◆ Your objective ◆
Write every record out again exactly, and keep images out of it.

[start of Recorded information]

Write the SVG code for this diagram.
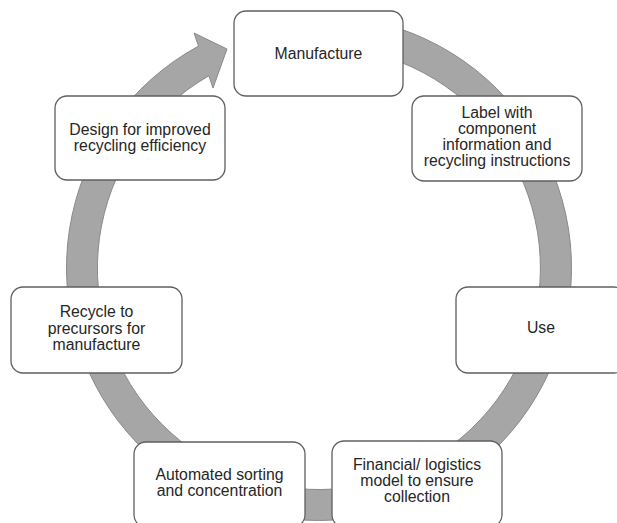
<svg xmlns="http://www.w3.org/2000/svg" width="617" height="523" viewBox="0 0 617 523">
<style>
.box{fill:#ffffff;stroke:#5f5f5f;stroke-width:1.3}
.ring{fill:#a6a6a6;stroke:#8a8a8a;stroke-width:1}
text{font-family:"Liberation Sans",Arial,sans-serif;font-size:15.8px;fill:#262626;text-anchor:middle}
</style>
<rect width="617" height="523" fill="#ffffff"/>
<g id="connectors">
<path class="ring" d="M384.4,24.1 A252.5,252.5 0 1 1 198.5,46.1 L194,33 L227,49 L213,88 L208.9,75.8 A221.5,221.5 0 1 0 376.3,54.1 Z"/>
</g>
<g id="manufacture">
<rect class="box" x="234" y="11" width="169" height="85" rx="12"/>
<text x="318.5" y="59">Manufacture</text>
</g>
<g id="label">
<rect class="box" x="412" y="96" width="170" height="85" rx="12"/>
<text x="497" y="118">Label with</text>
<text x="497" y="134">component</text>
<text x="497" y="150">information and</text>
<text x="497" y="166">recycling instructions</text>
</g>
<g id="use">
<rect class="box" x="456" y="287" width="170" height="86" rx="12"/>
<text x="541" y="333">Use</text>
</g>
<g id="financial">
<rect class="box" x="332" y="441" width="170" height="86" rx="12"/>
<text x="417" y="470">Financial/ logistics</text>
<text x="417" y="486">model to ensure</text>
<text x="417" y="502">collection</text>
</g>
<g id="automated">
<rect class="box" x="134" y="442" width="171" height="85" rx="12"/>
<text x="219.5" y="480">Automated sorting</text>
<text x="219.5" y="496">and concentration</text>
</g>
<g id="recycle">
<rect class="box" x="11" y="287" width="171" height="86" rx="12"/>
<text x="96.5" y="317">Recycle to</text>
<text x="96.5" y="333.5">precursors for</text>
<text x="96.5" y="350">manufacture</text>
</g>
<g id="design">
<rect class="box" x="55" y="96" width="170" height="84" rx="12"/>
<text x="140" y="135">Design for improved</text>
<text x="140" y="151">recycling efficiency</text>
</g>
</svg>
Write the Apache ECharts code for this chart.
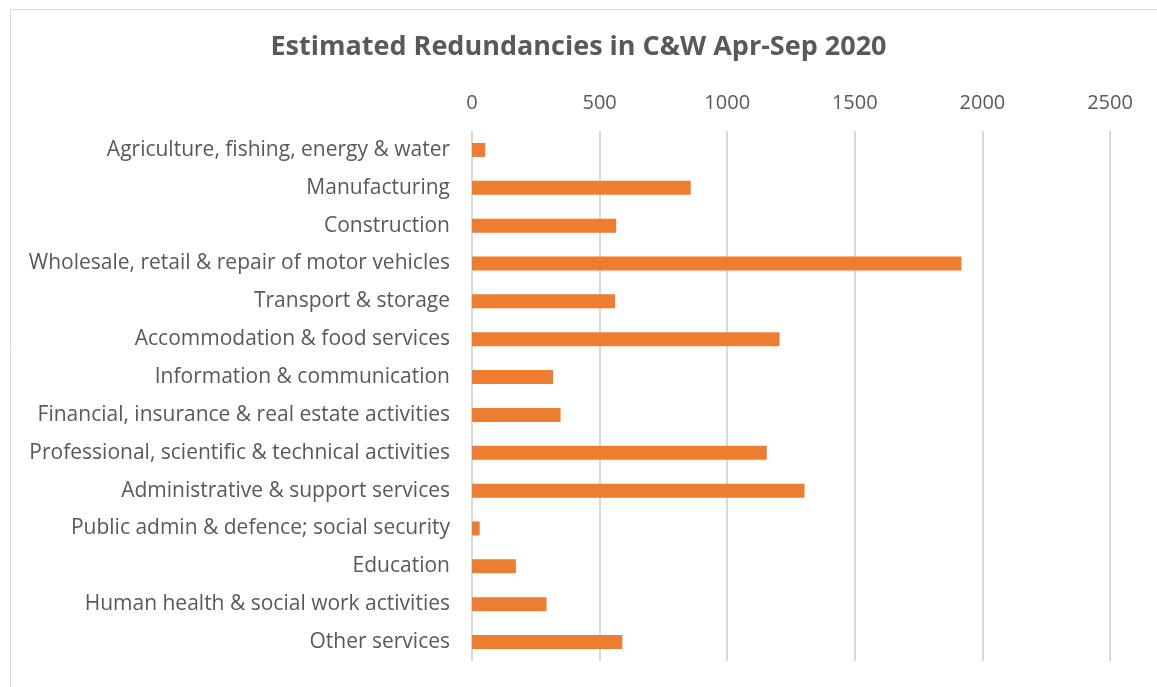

[end of Recorded information]

◆ Solution ◆
Write the SVG code for this diagram.
<svg xmlns="http://www.w3.org/2000/svg" width="617" height="523" viewBox="0 0 617 523">
<style>
.box{fill:#ffffff;stroke:#5f5f5f;stroke-width:1.3}
.ring{fill:#a6a6a6;stroke:#8a8a8a;stroke-width:1}
text{font-family:"Liberation Sans",Arial,sans-serif;font-size:15.8px;fill:#262626;text-anchor:middle}
</style>
<rect width="617" height="523" fill="#ffffff"/>
<g id="connectors">
<path class="ring" d="M384.4,24.1 A252.5,252.5 0 1 1 198.5,46.1 L194,33 L227,49 L213,88 L208.9,75.8 A221.5,221.5 0 1 0 376.3,54.1 Z"/>
</g>
<g id="manufacture">
<rect class="box" x="234" y="11" width="169" height="85" rx="12"/>
<text x="318.5" y="59">Manufacture</text>
</g>
<g id="label">
<rect class="box" x="412" y="96" width="170" height="85" rx="12"/>
<text x="497" y="118">Label with</text>
<text x="497" y="134">component</text>
<text x="497" y="150">information and</text>
<text x="497" y="166">recycling instructions</text>
</g>
<g id="use">
<rect class="box" x="456" y="287" width="170" height="86" rx="12"/>
<text x="541" y="333">Use</text>
</g>
<g id="financial">
<rect class="box" x="332" y="441" width="170" height="86" rx="12"/>
<text x="417" y="470">Financial/ logistics</text>
<text x="417" y="486">model to ensure</text>
<text x="417" y="502">collection</text>
</g>
<g id="automated">
<rect class="box" x="134" y="442" width="171" height="85" rx="12"/>
<text x="219.5" y="480">Automated sorting</text>
<text x="219.5" y="496">and concentration</text>
</g>
<g id="recycle">
<rect class="box" x="11" y="287" width="171" height="86" rx="12"/>
<text x="96.5" y="317">Recycle to</text>
<text x="96.5" y="333.5">precursors for</text>
<text x="96.5" y="350">manufacture</text>
</g>
<g id="design">
<rect class="box" x="55" y="96" width="170" height="84" rx="12"/>
<text x="140" y="135">Design for improved</text>
<text x="140" y="151">recycling efficiency</text>
</g>
</svg>
Write the Apache ECharts code for this chart.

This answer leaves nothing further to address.